Work to complete:
Count the lines below that contain the word "this", and report only that number.

Records:

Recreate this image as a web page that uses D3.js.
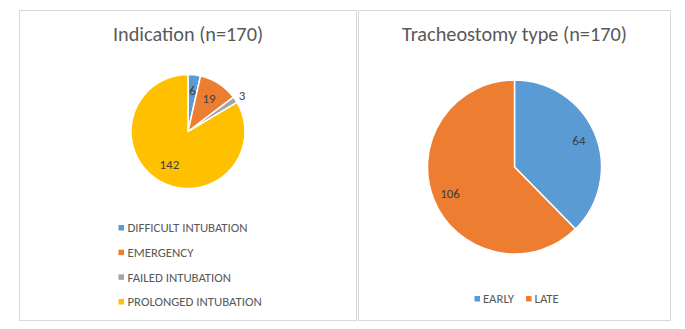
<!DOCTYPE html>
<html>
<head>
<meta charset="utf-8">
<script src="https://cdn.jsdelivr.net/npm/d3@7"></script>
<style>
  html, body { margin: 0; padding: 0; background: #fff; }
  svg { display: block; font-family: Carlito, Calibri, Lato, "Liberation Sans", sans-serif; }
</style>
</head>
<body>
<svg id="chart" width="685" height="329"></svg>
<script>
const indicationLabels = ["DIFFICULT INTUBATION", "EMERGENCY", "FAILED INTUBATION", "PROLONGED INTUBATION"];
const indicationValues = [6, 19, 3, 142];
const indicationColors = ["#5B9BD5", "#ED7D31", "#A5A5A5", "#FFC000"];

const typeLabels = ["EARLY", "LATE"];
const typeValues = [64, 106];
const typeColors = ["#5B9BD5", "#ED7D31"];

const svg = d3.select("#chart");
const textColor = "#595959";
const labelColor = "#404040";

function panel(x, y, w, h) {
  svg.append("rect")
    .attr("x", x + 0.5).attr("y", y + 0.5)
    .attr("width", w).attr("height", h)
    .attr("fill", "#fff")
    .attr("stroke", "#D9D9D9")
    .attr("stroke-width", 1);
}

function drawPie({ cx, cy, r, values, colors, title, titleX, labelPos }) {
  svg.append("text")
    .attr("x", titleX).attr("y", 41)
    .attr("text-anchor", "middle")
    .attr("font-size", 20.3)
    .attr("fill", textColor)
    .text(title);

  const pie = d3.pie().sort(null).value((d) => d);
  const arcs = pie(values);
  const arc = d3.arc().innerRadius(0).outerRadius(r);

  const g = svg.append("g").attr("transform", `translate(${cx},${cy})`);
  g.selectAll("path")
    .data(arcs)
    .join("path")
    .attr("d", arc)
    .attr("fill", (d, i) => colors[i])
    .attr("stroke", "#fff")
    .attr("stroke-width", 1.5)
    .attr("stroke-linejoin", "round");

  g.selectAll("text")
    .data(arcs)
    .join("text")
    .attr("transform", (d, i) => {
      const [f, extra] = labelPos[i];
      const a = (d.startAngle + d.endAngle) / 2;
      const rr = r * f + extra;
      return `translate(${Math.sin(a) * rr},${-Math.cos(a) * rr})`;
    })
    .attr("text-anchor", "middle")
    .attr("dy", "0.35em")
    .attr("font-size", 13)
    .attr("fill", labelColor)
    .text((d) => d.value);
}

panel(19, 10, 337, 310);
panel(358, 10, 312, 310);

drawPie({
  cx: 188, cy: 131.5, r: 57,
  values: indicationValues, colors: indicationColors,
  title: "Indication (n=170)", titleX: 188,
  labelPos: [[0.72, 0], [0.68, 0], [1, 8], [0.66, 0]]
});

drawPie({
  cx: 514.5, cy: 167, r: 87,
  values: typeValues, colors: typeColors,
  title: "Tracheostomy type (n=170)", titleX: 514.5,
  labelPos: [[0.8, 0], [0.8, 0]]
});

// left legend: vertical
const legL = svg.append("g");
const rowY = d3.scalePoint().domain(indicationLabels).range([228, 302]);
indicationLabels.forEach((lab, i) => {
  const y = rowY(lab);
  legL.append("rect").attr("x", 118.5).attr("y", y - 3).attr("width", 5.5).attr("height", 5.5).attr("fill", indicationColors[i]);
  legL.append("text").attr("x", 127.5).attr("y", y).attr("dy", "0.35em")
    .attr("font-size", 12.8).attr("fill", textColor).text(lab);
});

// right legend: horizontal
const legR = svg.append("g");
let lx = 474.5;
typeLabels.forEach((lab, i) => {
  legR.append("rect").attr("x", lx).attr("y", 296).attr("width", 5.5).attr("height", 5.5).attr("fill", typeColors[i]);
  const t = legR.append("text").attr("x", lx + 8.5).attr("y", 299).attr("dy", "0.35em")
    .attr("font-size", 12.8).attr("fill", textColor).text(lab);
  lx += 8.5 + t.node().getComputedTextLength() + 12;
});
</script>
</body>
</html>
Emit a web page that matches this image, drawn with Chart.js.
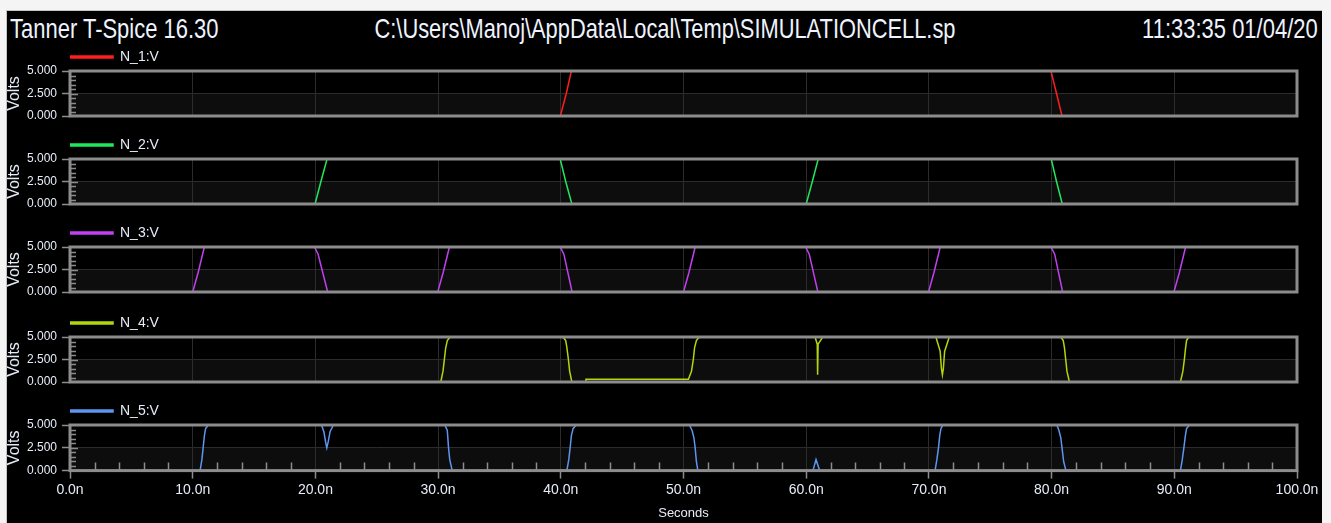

Answer to the problem:
2